-- TASK TO CARRY OUT --
Leave the pictures out, and retype all of the material exactly as written.

[start SOURCE DATA]

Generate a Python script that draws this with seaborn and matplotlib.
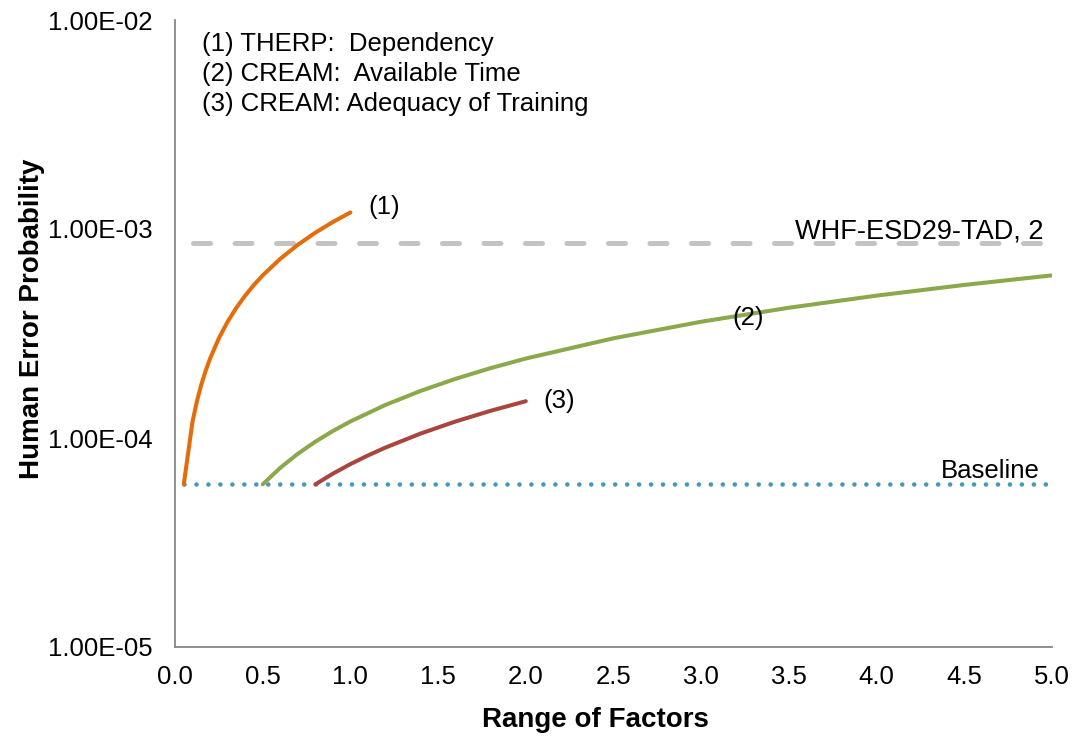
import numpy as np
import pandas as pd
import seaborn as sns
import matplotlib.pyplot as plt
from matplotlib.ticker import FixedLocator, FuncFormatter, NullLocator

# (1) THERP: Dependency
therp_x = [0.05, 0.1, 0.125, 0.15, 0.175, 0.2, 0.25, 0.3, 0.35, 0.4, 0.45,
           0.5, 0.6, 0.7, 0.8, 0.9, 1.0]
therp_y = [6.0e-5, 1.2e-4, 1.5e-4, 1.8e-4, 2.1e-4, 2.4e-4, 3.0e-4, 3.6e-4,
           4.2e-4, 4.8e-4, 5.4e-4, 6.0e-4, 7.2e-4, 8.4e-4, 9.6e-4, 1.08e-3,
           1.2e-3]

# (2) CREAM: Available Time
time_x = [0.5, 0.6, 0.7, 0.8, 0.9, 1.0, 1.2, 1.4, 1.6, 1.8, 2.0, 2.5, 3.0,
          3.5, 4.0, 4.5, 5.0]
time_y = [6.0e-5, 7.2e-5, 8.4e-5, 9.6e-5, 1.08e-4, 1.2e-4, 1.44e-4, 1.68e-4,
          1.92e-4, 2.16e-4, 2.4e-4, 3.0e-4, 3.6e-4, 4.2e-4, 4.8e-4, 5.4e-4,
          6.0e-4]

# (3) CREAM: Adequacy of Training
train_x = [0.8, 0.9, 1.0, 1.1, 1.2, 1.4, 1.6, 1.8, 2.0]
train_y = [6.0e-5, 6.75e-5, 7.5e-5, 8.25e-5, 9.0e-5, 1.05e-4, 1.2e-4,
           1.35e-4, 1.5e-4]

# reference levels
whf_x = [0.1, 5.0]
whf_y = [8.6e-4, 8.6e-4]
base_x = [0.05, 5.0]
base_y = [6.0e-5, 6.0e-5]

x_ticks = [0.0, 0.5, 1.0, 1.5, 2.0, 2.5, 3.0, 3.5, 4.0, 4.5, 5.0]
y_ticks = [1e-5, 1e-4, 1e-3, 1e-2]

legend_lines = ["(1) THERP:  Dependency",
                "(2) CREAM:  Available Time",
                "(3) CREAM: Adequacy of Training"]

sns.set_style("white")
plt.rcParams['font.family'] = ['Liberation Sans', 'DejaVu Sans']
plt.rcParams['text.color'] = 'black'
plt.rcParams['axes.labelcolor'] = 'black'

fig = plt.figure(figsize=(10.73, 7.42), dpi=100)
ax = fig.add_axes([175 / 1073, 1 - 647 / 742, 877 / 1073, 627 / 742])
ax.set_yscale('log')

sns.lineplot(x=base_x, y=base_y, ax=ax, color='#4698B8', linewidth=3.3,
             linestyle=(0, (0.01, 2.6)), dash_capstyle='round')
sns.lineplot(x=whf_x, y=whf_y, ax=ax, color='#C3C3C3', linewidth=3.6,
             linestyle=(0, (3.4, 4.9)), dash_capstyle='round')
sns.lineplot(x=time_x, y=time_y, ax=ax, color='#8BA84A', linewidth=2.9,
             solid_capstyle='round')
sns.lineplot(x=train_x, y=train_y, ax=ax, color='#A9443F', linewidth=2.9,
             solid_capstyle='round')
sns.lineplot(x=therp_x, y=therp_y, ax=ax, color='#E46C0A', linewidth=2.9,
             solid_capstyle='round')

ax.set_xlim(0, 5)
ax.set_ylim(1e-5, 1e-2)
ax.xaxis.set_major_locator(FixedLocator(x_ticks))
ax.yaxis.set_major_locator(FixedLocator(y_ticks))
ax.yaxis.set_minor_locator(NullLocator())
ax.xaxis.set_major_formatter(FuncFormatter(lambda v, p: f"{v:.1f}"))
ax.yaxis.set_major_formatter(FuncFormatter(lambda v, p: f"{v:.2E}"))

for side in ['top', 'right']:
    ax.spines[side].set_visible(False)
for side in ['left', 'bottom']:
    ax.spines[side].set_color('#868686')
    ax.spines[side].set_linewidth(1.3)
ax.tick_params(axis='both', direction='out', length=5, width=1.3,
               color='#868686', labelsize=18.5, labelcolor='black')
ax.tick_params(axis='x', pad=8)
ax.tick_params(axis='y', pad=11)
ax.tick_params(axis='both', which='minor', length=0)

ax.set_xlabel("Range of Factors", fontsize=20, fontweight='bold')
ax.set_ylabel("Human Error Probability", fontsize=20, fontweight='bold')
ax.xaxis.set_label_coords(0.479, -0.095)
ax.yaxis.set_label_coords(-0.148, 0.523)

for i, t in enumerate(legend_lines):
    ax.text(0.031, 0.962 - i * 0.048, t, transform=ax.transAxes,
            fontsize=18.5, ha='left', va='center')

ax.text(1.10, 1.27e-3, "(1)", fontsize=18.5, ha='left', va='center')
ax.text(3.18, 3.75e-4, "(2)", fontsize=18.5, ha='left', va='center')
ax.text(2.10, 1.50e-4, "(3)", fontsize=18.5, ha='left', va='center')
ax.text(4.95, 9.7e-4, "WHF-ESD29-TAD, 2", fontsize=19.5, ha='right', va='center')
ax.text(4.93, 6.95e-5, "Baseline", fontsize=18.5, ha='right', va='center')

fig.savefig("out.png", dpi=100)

[end SOURCE DATA]

-- EXERCISE RESPONSE --
Generate a Python script that draws this with seaborn and matplotlib.
import numpy as np
import pandas as pd
import seaborn as sns
import matplotlib.pyplot as plt
from matplotlib.ticker import FixedLocator, FuncFormatter, NullLocator

# (1) THERP: Dependency
therp_x = [0.05, 0.1, 0.125, 0.15, 0.175, 0.2, 0.25, 0.3, 0.35, 0.4, 0.45,
           0.5, 0.6, 0.7, 0.8, 0.9, 1.0]
therp_y = [6.0e-5, 1.2e-4, 1.5e-4, 1.8e-4, 2.1e-4, 2.4e-4, 3.0e-4, 3.6e-4,
           4.2e-4, 4.8e-4, 5.4e-4, 6.0e-4, 7.2e-4, 8.4e-4, 9.6e-4, 1.08e-3,
           1.2e-3]

# (2) CREAM: Available Time
time_x = [0.5, 0.6, 0.7, 0.8, 0.9, 1.0, 1.2, 1.4, 1.6, 1.8, 2.0, 2.5, 3.0,
          3.5, 4.0, 4.5, 5.0]
time_y = [6.0e-5, 7.2e-5, 8.4e-5, 9.6e-5, 1.08e-4, 1.2e-4, 1.44e-4, 1.68e-4,
          1.92e-4, 2.16e-4, 2.4e-4, 3.0e-4, 3.6e-4, 4.2e-4, 4.8e-4, 5.4e-4,
          6.0e-4]

# (3) CREAM: Adequacy of Training
train_x = [0.8, 0.9, 1.0, 1.1, 1.2, 1.4, 1.6, 1.8, 2.0]
train_y = [6.0e-5, 6.75e-5, 7.5e-5, 8.25e-5, 9.0e-5, 1.05e-4, 1.2e-4,
           1.35e-4, 1.5e-4]

# reference levels
whf_x = [0.1, 5.0]
whf_y = [8.6e-4, 8.6e-4]
base_x = [0.05, 5.0]
base_y = [6.0e-5, 6.0e-5]

x_ticks = [0.0, 0.5, 1.0, 1.5, 2.0, 2.5, 3.0, 3.5, 4.0, 4.5, 5.0]
y_ticks = [1e-5, 1e-4, 1e-3, 1e-2]

legend_lines = ["(1) THERP:  Dependency",
                "(2) CREAM:  Available Time",
                "(3) CREAM: Adequacy of Training"]

sns.set_style("white")
plt.rcParams['font.family'] = ['Liberation Sans', 'DejaVu Sans']
plt.rcParams['text.color'] = 'black'
plt.rcParams['axes.labelcolor'] = 'black'

fig = plt.figure(figsize=(10.73, 7.42), dpi=100)
ax = fig.add_axes([175 / 1073, 1 - 647 / 742, 877 / 1073, 627 / 742])
ax.set_yscale('log')

sns.lineplot(x=base_x, y=base_y, ax=ax, color='#4698B8', linewidth=3.3,
             linestyle=(0, (0.01, 2.6)), dash_capstyle='round')
sns.lineplot(x=whf_x, y=whf_y, ax=ax, color='#C3C3C3', linewidth=3.6,
             linestyle=(0, (3.4, 4.9)), dash_capstyle='round')
sns.lineplot(x=time_x, y=time_y, ax=ax, color='#8BA84A', linewidth=2.9,
             solid_capstyle='round')
sns.lineplot(x=train_x, y=train_y, ax=ax, color='#A9443F', linewidth=2.9,
             solid_capstyle='round')
sns.lineplot(x=therp_x, y=therp_y, ax=ax, color='#E46C0A', linewidth=2.9,
             solid_capstyle='round')

ax.set_xlim(0, 5)
ax.set_ylim(1e-5, 1e-2)
ax.xaxis.set_major_locator(FixedLocator(x_ticks))
ax.yaxis.set_major_locator(FixedLocator(y_ticks))
ax.yaxis.set_minor_locator(NullLocator())
ax.xaxis.set_major_formatter(FuncFormatter(lambda v, p: f"{v:.1f}"))
ax.yaxis.set_major_formatter(FuncFormatter(lambda v, p: f"{v:.2E}"))

for side in ['top', 'right']:
    ax.spines[side].set_visible(False)
for side in ['left', 'bottom']:
    ax.spines[side].set_color('#868686')
    ax.spines[side].set_linewidth(1.3)
ax.tick_params(axis='both', direction='out', length=5, width=1.3,
               color='#868686', labelsize=18.5, labelcolor='black')
ax.tick_params(axis='x', pad=8)
ax.tick_params(axis='y', pad=11)
ax.tick_params(axis='both', which='minor', length=0)

ax.set_xlabel("Range of Factors", fontsize=20, fontweight='bold')
ax.set_ylabel("Human Error Probability", fontsize=20, fontweight='bold')
ax.xaxis.set_label_coords(0.479, -0.095)
ax.yaxis.set_label_coords(-0.148, 0.523)

for i, t in enumerate(legend_lines):
    ax.text(0.031, 0.962 - i * 0.048, t, transform=ax.transAxes,
            fontsize=18.5, ha='left', va='center')

ax.text(1.10, 1.27e-3, "(1)", fontsize=18.5, ha='left', va='center')
ax.text(3.18, 3.75e-4, "(2)", fontsize=18.5, ha='left', va='center')
ax.text(2.10, 1.50e-4, "(3)", fontsize=18.5, ha='left', va='center')
ax.text(4.95, 9.7e-4, "WHF-ESD29-TAD, 2", fontsize=19.5, ha='right', va='center')
ax.text(4.93, 6.95e-5, "Baseline", fontsize=18.5, ha='right', va='center')

fig.savefig("out.png", dpi=100)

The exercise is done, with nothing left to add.